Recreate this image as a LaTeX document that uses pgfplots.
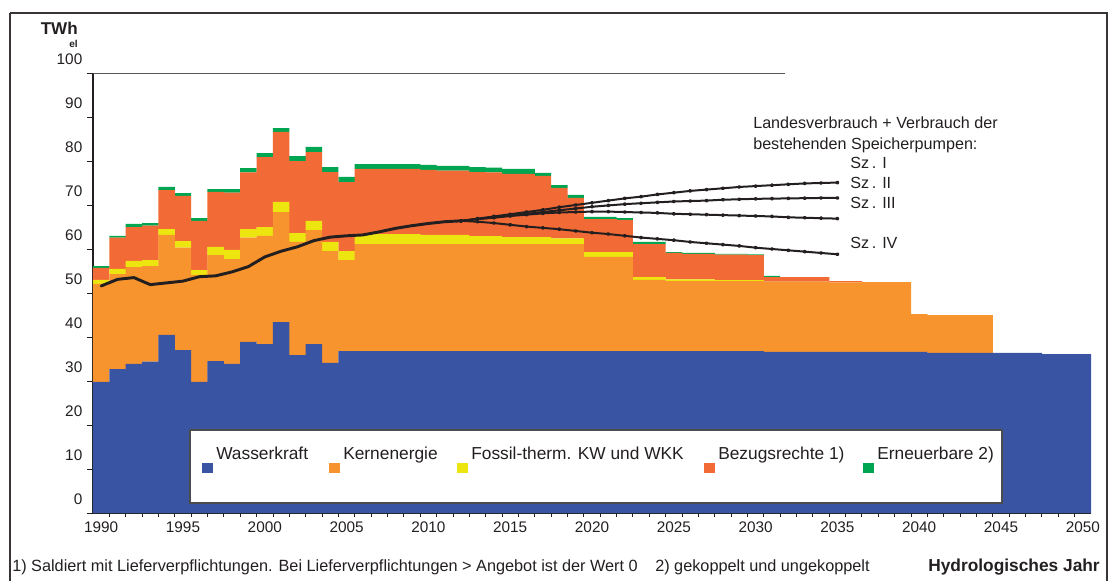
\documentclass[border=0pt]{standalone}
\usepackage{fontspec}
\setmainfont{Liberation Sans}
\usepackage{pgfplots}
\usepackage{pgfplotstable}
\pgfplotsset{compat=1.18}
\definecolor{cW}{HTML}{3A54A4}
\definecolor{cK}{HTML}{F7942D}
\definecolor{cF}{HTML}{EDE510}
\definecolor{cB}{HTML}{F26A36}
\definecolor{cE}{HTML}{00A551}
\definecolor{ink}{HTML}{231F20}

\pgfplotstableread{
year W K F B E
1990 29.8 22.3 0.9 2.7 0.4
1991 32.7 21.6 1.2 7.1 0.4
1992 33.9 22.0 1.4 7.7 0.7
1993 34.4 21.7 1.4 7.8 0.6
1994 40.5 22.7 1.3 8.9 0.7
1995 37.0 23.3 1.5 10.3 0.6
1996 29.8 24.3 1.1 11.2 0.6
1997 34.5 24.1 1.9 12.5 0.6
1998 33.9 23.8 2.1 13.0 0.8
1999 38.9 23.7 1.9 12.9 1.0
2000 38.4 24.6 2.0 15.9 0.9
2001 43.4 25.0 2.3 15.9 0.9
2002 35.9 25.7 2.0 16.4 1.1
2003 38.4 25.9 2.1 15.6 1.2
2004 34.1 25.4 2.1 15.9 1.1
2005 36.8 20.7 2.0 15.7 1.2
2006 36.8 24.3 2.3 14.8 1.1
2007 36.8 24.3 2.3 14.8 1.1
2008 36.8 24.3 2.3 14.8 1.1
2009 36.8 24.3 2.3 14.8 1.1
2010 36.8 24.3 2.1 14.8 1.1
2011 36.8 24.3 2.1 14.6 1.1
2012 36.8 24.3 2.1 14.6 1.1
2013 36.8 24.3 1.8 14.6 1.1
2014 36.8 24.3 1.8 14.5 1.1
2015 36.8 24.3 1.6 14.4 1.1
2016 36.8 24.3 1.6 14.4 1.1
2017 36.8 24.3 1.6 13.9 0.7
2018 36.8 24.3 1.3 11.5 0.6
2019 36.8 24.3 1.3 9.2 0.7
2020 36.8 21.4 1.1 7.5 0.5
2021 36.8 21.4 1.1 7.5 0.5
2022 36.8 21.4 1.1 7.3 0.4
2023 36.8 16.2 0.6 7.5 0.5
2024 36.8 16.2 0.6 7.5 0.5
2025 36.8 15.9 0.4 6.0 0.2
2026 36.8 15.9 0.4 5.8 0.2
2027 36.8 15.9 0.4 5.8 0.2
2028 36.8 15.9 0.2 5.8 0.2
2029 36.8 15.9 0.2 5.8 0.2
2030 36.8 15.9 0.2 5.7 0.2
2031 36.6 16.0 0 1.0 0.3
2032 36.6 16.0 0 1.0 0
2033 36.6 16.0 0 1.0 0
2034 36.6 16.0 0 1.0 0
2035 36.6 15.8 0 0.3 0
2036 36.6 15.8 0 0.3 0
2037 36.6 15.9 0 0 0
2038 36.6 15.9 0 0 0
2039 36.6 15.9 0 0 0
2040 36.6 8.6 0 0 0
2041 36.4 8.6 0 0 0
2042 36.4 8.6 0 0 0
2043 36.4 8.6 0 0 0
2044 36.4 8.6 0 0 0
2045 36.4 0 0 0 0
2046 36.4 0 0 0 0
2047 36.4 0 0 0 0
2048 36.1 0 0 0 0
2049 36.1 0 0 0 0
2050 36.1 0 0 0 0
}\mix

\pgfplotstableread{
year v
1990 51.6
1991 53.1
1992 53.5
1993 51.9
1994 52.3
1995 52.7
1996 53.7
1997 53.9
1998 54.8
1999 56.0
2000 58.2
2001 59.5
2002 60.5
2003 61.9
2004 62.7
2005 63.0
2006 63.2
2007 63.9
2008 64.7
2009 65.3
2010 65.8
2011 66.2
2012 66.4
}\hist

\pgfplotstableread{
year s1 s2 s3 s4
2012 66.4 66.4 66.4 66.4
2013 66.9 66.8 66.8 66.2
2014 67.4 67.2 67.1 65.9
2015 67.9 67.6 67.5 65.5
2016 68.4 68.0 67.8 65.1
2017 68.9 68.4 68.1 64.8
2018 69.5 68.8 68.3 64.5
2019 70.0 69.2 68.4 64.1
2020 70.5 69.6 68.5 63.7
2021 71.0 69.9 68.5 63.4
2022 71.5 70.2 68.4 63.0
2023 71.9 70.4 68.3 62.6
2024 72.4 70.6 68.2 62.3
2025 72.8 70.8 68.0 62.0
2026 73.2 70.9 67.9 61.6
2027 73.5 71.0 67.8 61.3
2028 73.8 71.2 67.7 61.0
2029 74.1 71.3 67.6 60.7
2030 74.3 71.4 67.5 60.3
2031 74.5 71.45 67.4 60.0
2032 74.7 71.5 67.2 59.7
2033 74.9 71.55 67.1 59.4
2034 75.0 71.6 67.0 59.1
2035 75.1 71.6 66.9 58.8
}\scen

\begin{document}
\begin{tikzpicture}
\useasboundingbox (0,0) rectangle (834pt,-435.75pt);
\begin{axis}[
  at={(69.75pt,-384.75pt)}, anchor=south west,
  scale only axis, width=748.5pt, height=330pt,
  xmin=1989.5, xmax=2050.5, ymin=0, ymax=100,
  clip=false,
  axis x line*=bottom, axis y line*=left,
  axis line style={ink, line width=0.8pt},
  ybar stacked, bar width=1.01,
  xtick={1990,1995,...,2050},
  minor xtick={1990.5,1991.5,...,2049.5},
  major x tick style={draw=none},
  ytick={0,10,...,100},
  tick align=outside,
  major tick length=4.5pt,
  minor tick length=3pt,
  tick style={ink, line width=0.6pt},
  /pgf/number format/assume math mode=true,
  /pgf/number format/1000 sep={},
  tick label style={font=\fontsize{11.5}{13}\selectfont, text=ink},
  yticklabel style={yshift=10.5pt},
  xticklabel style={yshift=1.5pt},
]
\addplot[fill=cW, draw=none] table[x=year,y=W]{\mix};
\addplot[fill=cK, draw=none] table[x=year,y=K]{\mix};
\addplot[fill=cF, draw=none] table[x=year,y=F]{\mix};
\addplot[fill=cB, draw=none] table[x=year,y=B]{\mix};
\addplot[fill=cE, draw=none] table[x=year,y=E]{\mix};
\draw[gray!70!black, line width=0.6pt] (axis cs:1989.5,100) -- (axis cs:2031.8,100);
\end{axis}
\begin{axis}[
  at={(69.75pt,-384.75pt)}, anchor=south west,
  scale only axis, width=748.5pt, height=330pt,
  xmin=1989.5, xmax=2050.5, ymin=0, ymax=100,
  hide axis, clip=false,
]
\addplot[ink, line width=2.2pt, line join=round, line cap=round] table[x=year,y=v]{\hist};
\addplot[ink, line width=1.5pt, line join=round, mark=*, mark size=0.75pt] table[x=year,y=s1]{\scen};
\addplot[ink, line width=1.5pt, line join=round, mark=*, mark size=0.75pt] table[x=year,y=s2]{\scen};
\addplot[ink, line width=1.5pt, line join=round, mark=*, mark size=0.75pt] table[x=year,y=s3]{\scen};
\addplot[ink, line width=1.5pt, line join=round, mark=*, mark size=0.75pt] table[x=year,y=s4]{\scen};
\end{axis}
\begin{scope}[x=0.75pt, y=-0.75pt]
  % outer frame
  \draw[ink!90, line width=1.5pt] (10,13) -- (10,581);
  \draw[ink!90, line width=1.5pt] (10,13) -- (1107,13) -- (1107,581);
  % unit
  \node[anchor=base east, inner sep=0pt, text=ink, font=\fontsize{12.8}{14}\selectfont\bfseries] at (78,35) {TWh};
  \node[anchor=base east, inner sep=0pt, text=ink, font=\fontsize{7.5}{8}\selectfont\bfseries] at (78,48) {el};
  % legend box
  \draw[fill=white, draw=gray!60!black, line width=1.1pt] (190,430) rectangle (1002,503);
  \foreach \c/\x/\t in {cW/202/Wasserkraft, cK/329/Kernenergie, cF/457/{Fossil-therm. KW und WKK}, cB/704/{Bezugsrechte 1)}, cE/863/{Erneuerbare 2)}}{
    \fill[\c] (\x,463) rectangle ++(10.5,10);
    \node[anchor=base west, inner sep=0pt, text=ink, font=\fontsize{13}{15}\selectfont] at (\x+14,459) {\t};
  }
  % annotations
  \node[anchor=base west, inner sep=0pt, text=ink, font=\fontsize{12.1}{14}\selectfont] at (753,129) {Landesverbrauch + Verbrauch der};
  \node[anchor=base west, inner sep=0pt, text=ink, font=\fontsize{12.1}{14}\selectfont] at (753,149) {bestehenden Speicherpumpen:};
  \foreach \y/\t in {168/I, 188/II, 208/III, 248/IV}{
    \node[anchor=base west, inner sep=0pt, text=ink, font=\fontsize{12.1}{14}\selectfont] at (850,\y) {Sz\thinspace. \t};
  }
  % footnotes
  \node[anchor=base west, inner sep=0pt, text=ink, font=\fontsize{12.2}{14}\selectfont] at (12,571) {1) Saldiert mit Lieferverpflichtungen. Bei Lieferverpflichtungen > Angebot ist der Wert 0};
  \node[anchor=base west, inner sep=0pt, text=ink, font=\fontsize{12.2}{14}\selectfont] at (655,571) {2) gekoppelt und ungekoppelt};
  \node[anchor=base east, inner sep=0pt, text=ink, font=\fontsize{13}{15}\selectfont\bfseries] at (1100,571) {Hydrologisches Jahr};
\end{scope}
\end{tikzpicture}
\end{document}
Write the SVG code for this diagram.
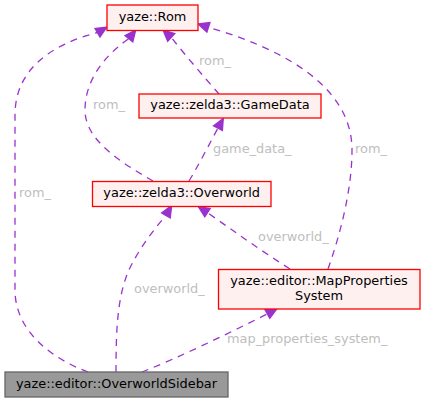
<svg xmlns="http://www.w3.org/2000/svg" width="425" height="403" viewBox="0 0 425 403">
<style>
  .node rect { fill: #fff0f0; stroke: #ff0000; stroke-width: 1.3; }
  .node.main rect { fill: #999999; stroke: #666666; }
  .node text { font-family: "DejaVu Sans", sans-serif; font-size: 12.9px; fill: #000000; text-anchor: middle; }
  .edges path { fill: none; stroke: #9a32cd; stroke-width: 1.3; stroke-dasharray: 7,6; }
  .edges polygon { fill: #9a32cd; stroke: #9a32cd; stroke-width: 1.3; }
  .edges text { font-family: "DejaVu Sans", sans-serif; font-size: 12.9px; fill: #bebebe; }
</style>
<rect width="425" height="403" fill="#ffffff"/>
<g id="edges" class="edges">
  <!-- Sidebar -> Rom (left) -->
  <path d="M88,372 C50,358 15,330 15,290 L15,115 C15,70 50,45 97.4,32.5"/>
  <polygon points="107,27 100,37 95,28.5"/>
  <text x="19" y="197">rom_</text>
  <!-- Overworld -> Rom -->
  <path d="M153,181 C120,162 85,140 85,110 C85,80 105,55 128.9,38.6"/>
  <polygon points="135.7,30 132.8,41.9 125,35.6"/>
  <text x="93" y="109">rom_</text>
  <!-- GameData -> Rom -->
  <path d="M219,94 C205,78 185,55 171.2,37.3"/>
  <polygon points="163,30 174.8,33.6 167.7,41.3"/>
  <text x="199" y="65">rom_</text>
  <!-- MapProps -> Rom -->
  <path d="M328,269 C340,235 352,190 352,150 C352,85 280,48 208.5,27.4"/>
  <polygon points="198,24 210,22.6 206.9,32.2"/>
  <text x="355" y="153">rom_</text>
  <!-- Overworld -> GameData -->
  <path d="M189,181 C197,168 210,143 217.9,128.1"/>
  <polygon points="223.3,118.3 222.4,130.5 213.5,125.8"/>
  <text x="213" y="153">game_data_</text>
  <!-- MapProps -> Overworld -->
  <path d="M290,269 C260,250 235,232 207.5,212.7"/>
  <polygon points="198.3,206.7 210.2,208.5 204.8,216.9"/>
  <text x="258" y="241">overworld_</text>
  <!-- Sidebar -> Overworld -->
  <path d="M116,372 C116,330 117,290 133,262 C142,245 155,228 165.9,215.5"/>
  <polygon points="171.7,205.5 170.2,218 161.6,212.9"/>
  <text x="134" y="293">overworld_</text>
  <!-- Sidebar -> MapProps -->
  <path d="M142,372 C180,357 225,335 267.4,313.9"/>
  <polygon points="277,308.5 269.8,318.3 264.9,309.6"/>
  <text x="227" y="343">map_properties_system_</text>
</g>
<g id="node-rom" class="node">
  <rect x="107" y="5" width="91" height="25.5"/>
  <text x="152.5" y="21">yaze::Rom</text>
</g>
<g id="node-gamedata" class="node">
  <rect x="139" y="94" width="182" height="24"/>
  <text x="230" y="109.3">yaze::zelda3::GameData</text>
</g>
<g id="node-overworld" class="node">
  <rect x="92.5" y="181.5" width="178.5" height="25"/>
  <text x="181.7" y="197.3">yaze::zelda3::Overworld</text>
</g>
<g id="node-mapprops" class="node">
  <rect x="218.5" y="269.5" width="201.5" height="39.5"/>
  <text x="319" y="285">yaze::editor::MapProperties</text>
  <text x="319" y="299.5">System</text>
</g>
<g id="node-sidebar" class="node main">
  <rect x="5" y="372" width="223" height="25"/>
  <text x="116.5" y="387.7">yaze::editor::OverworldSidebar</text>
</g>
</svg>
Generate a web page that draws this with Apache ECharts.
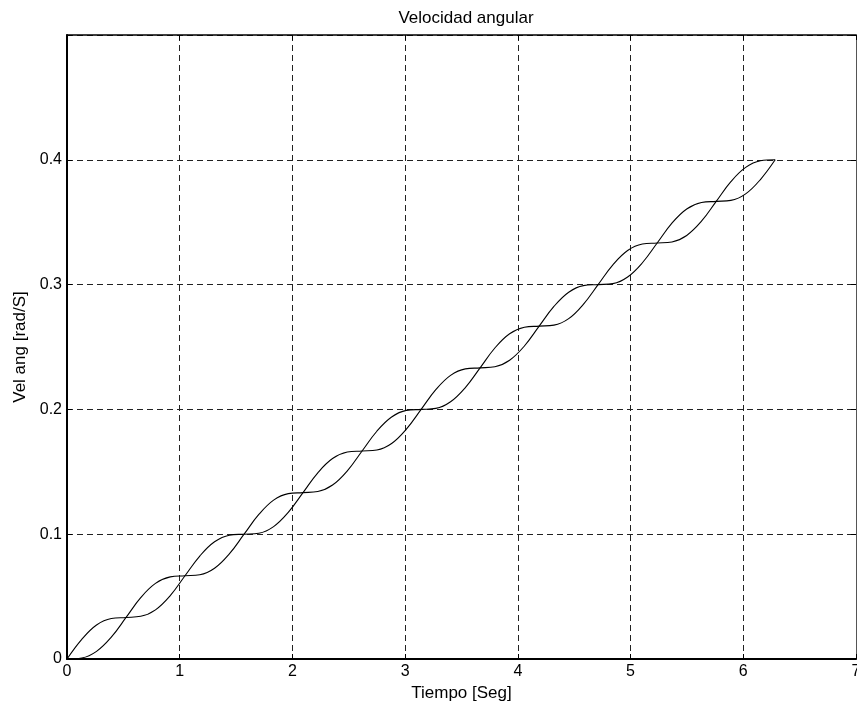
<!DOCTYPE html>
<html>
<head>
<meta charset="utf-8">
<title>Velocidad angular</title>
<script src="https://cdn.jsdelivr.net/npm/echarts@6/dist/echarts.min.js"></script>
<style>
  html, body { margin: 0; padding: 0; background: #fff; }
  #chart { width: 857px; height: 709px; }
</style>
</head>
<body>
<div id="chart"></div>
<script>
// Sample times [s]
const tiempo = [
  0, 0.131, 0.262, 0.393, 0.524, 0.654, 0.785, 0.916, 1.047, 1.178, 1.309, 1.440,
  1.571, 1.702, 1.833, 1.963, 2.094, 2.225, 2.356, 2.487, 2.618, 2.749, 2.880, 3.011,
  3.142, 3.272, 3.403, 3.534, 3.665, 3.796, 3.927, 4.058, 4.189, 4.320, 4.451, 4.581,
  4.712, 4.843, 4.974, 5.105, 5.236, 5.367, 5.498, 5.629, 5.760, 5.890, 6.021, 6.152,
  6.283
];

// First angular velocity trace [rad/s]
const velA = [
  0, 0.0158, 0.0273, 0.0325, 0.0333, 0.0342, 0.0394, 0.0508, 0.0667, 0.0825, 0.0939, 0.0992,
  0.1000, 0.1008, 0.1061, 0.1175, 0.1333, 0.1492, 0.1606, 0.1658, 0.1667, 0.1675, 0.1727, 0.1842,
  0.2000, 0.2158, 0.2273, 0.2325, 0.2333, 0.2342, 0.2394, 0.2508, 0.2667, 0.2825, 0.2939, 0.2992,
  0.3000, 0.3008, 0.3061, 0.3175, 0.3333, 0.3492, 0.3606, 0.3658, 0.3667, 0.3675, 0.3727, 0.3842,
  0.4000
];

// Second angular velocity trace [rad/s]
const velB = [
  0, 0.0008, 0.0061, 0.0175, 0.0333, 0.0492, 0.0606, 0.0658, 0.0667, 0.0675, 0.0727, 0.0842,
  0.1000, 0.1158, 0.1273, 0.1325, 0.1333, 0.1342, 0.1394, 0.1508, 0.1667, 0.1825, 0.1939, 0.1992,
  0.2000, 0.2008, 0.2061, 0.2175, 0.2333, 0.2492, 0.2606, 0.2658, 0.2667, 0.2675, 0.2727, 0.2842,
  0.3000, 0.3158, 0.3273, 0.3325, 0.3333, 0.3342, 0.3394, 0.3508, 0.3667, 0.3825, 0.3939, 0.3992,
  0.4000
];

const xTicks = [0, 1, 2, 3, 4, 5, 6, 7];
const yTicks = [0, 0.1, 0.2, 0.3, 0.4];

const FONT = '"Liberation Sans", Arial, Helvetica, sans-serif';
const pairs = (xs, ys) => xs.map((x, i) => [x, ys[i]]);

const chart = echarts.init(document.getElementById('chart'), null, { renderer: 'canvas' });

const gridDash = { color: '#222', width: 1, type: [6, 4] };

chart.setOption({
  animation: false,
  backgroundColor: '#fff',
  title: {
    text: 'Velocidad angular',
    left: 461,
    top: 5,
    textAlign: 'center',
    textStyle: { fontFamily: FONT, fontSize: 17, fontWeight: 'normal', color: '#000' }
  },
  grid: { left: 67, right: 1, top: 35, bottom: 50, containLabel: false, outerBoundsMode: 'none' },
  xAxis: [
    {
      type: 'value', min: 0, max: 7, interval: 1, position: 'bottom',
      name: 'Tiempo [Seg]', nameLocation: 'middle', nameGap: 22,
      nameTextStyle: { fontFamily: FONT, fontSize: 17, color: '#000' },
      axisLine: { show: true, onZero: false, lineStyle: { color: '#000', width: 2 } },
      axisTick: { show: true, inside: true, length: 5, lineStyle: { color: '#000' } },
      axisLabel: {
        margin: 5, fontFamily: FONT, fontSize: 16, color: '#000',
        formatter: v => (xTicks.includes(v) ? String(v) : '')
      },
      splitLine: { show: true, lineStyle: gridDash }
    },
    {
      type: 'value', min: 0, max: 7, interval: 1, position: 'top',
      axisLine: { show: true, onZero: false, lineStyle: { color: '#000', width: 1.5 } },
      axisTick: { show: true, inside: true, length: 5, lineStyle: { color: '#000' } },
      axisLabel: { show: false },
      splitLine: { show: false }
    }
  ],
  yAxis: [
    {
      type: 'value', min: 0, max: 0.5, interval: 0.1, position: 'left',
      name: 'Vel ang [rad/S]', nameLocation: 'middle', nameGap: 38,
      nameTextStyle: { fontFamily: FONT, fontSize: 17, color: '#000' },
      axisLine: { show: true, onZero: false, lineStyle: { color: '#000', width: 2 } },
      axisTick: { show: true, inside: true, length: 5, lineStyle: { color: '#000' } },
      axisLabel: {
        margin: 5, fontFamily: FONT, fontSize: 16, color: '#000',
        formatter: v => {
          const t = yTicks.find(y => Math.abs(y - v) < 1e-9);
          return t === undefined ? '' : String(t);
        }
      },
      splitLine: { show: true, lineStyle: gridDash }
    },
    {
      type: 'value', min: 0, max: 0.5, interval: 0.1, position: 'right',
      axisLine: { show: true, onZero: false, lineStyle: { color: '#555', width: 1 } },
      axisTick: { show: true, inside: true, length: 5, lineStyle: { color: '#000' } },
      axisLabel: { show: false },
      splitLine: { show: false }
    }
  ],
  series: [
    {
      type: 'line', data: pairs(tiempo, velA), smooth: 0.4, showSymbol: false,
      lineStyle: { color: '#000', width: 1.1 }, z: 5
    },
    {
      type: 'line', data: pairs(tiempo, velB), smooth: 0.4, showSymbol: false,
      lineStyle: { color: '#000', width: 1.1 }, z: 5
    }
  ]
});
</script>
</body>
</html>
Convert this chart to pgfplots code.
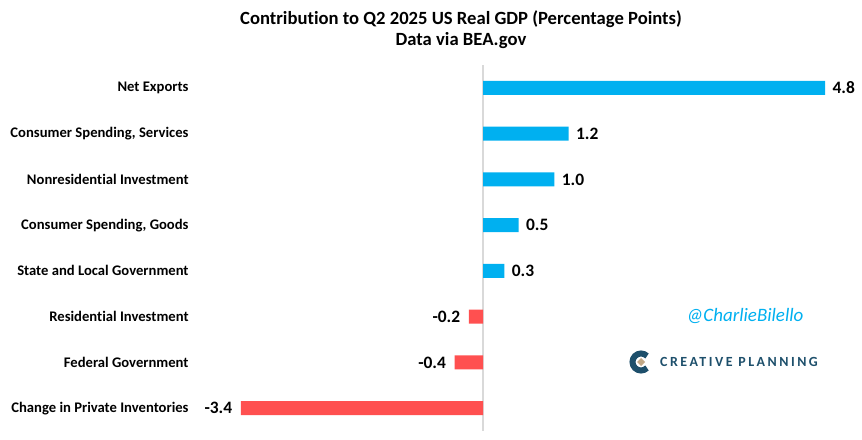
--------------------------------------------------
> **Aim**
Within the records above, how many lines include the word "that"? State the number by itself.

> **Task response**
2